A bit of a waste of my time worrying, turns out :indiff:

How very silly of me.
Reply 25
I think I come across as confident in general. But then whenever I've had a job my colleagues have said I came across as lacking confidence. For me, I only lack confeidence when at work, at uni or on work experience. Not in day to day life. I've never had a job where I didn't feel nervous walking through the door to start the day. No idea why
I lack self control and stoicism, not the same thing but hinders success which is the catalyst of confidence. I actually have childlike levels of false bravado and self absorption once I am at the '**** life destroy people' stage, an event that occurs once every few weeks.
Reply 27
It depends who I'm around. If I'm speaking to family and friends I've known for a while, you wouldn't think I would be a quiet or shy person at all. I wish I was this confident when it comes to contributing in seminar groups or calling unfamiliar people on the phone. I think the pressure of saying something wrong and people judging you for your mistake is the main motivation for my lack of confidence around unfamiliar people.
Original post by Mezza362
I don't think I lack self esteem, but I think I lack confidence.
As a general rule I'm pretty extrovert and enjoy meeting new people and prefer the company of others. But many things that most people wouldn't think twice about make me really nervous.
I feel nervous phoning people who I don't know, asking anyone for a favour, visiting my lecturer's office unannounced to complain about issues relating to my course (I need to do this but simply don't feel able to). Basically things where I think I might annoy someone I don't like. I worry about looking stupid, weird or being a nuisance. No idea why as I generally don't care what others think of me.

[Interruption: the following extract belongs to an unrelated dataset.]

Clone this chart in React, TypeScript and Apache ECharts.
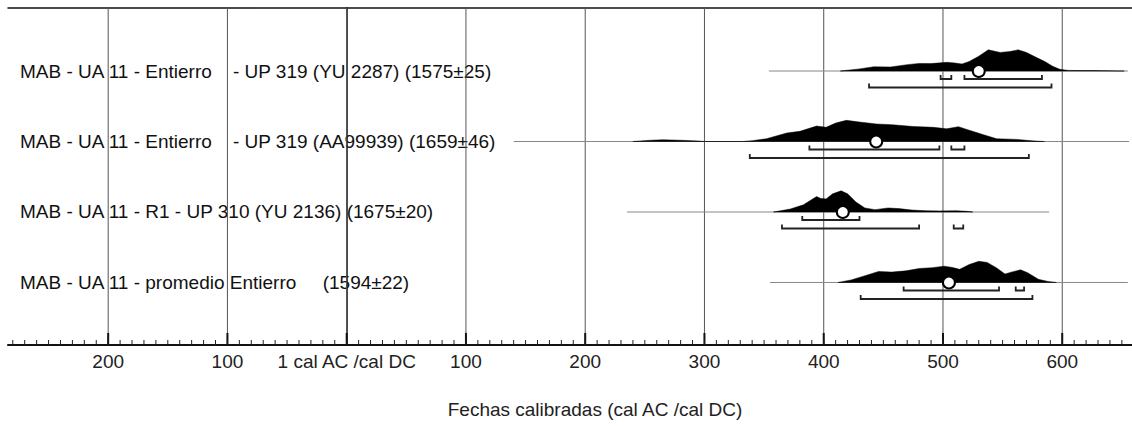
import React, { useEffect, useRef } from 'react';
import * as echarts from 'echarts';

// ---------- data ----------
const ROW_LABELS = [
  'MAB - UA 11 - Entierro \u00a0\u00a0\u00a0- UP 319 (YU 2287) (1575±25)',
  'MAB - UA 11 - Entierro \u00a0\u00a0\u00a0- UP 319 (AA99939) (1659±46)',
  'MAB - UA 11 - R1 - UP 310 (YU 2136) (1675±20)',
  'MAB - UA 11 - promedio Entierro \u00a0\u00a0\u00a0\u00a0(1594±22)',
];
const ROW_Y = [4, 3, 2, 1];

// range of each row's thin base line (cal AD)
const LINE_RANGES = [
  [354, 655],
  [140, 656],
  [235, 589],
  [355, 655],
];

// probability distributions: [year, relative probability 0..100]
const DIST_1 = [
  [414, 0], [430, 10], [442, 20], [456, 19], [470, 30], [480, 36], [490, 35], [503, 41],
  [510, 38], [516, 33], [522, 45], [530, 70], [538, 100], [548, 88], [556, 92], [563, 100],
  [570, 88], [578, 65], [585, 46], [592, 22], [598, 8], [605, 3], [615, 2], [625, 2],
  [635, 1.5], [645, 0.5], [652, 0],
];
const DIST_2 = [
  [240, 0], [255, 6], [265, 8], [280, 6], [296, 2], [300, 0], [332, 0], [340, 4],
  [352, 13], [369, 40], [380, 48], [394, 73], [402, 67], [410, 87], [419, 100], [430, 92],
  [444, 83], [458, 79], [475, 71], [492, 67], [503, 60], [513, 70], [520, 57], [534, 32],
  [545, 13], [562, 10], [575, 3], [585, 0],
];
const DIST_3 = [
  [358, 0], [372, 14], [383, 34], [394, 73], [397.5, 64], [402, 62], [407.5, 86],
  [414.6, 100], [420, 86], [427, 47], [434.5, 19], [443, 11], [454, 19], [463, 16],
  [474, 9], [486, 6], [497, 5], [511, 6], [520, 3], [525, 0],
];
const DIST_4 = [
  [412, 0], [423, 12], [434, 31], [446, 52], [457, 49], [469, 55], [480, 66], [491, 70],
  [501, 77], [508, 71], [514, 62], [522, 85], [530, 100], [537, 95], [545, 69], [552, 40],
  [558, 50], [565, 60], [571, 46], [580, 15], [588, 5], [595, 0],
];
const DISTS = [DIST_1, DIST_2, DIST_3, DIST_4];

const MEANS = [530, 444, 416, 505];

const RANGES_68 = [
  [[498, 507], [518, 583]],
  [[388, 497], [507, 518]],
  [[382, 430]],
  [[467, 547], [561, 568]],
];
const RANGES_95 = [
  [[438, 591]],
  [[338, 572]],
  [[365, 480], [509, 517]],
  [[431, 575]],
];

const TICK_VALUES = [-200, -100, 0, 100, 200, 300, 400, 500, 600];
const TICK_LABELS = ['200', '100', '1 cal AC /cal DC', '100', '200', '300', '400', '500', '600'];
const MINOR_STEP = 10;

const X_MIN = -284;
const X_MAX = 658.5;
const Y_MIN = 0.113;
const Y_MAX = 4.894;
const PEAK_H = 0.3; // height of a 100% peak in row units

const FONT = '"Liberation Sans", Arial, Helvetica, sans-serif';

export default function App() {
  const ref = useRef<HTMLDivElement>(null);

  useEffect(() => {
    if (!ref.current) return;
    const chart = echarts.init(ref.current, undefined, { renderer: 'svg' });

    const minorTicks: number[][] = [];
    for (let v = -280; v <= X_MAX; v += MINOR_STEP) minorTicks.push([v, Y_MIN]);

    const bracketData: number[][] = [];
    RANGES_68.forEach((rs, i) => rs.forEach(([a, b]) => bracketData.push([a, b, ROW_Y[i], 68])));
    RANGES_95.forEach((rs, i) => rs.forEach(([a, b]) => bracketData.push([a, b, ROW_Y[i], 95])));

    const option: any = {
      animation: false,
      backgroundColor: '#fff',
      textStyle: { fontFamily: FONT },
      grid: { left: 8, top: 8, right: 0, height: 337, containLabel: false },
      xAxis: [
        {
          type: 'value',
          min: X_MIN,
          max: X_MAX,
          position: 'bottom',
          axisLine: { show: true, lineStyle: { color: '#111', width: 2 } },
          axisTick: { show: false },
          splitLine: { show: false },
          axisLabel: {
            customValues: TICK_VALUES,
            formatter: (v: number) => {
              const i = TICK_VALUES.indexOf(v);
              return i >= 0 ? TICK_LABELS[i] : '';
            },
            fontSize: 19,
            color: '#222',
            margin: 7,
            fontFamily: FONT,
          },
          name: 'Fechas calibradas (cal AC /cal DC)',
          nameLocation: 'middle',
          nameGap: 55,
          nameTextStyle: { fontSize: 19, color: '#222', fontFamily: FONT, padding: [0, 0, 0, 50] },
        },
        {
          type: 'value',
          min: X_MIN,
          max: X_MAX,
          position: 'top',
          axisLine: { show: true, lineStyle: { color: '#111', width: 1.5 } },
          axisTick: { show: false },
          axisLabel: { show: false },
          splitLine: { show: false },
        },
      ],
      yAxis: {
        type: 'value',
        min: Y_MIN,
        max: Y_MAX,
        position: 'left',
        axisLine: { show: true, lineStyle: { color: '#111', width: 1.5 } },
        axisTick: { show: false },
        splitLine: { show: false },
        axisLabel: {
          inside: true,
          margin: 12,
          customValues: ROW_Y,
          formatter: (v: number) => {
            const i = ROW_Y.indexOf(v);
            return i >= 0 ? ROW_LABELS[i] : '';
          },
          fontSize: 19,
          color: '#111',
          fontFamily: FONT,
          align: 'left',
        },
      },
      series: [
        // grid lines + major ticks
        {
          type: 'custom',
          z: 1,
          data: TICK_VALUES.map((v) => [v, Y_MIN]),
          renderItem: (params: any, api: any) => {
            const x = api.value(0);
            const top = api.coord([x, Y_MAX]);
            const bot = api.coord([x, Y_MIN]);
            return {
              type: 'group',
              children: [
                { type: 'line', shape: { x1: top[0], y1: top[1], x2: bot[0], y2: bot[1] }, style: { stroke: '#555', lineWidth: 1 } },
                { type: 'line', shape: { x1: bot[0], y1: bot[1], x2: bot[0], y2: bot[1] - 12 }, style: { stroke: '#111', lineWidth: 2 } },
              ],
            };
          },
        },
        // minor ticks
        {
          type: 'custom',
          z: 1,
          data: minorTicks,
          renderItem: (params: any, api: any) => {
            const p = api.coord([api.value(0), Y_MIN]);
            return { type: 'line', shape: { x1: p[0], y1: p[1], x2: p[0], y2: p[1] - 5 }, style: { stroke: '#222', lineWidth: 1 } };
          },
        },
        // thin base lines of each row
        {
          type: 'custom',
          z: 2,
          data: LINE_RANGES.map(([a, b], i) => [a, ROW_Y[i], b]),
          renderItem: (params: any, api: any) => {
            const s = api.coord([api.value(0), api.value(1)]);
            const e = api.coord([api.value(2), api.value(1)]);
            return { type: 'line', shape: { x1: s[0], y1: s[1], x2: e[0], y2: e[1] }, style: { stroke: '#888', lineWidth: 1 } };
          },
        },
        // distributions
        {
          type: 'custom',
          z: 3,
          data: ROW_Y.map((y, i) => [DISTS[i][0][0], y]),
          renderItem: (params: any, api: any) => {
            const i = params.dataIndex;
            const y = ROW_Y[i];
            const pts = DISTS[i].map(([yr, p]) => api.coord([yr, y + (p / 100) * PEAK_H]));
            return { type: 'polygon', shape: { points: pts }, style: { fill: '#000', stroke: '#000', lineWidth: 0.5 } };
          },
        },
        // 68.2% and 95.4% ranges (brackets)
        {
          type: 'custom',
          z: 4,
          data: bracketData,
          renderItem: (params: any, api: any) => {
            const s = api.coord([api.value(0), api.value(2)]);
            const e = api.coord([api.value(1), api.value(2)]);
            const dy = api.value(3) === 68 ? 8 : 16.5;
            const y = s[1] + dy;
            return {
              type: 'polyline',
              shape: { points: [[s[0], y - 4], [s[0], y], [e[0], y], [e[0], y - 4]] },
              style: { stroke: '#222', lineWidth: 1.8, fill: 'none' },
            };
          },
        },
        // mean markers
        {
          type: 'scatter',
          z: 5,
          symbol: 'circle',
          symbolSize: 12,
          data: MEANS.map((m, i) => [m, ROW_Y[i]]),
          itemStyle: { color: '#fff', borderColor: '#000', borderWidth: 2, opacity: 1 },
        },
      ],
    };

    chart.setOption(option);
    return () => chart.dispose();
  }, []);

  return <div ref={ref} style={{ position: 'absolute', left: 0, top: 0, width: 1132, height: 426 }} />;
}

I could happily represent myself in court and speak in front of several people (and have done this) but if asked to read an article inf don't of others on my course I would be nervous. i could never out my hand up in the lecture hall.

Im not sure what it is that makes certain things hard but I'm about to qualify as a social worker and need to improve on certain aspects.

In what areas would you say you lack confidence? Would you be nervous doung any of the things I mentioned?



For me, appearance-wise I fluctuate between being confident and thinking I'm weird looking...
Socially I definitely have confidence issues. I have difficulty making friends as I don't like to say anything to people in unfamiliar situations (new class, etc). I always worry that people don't like me, or that I secretly annoy them, etc. And I worry that people thinking I'm awkward looking or acting/dressing, etc.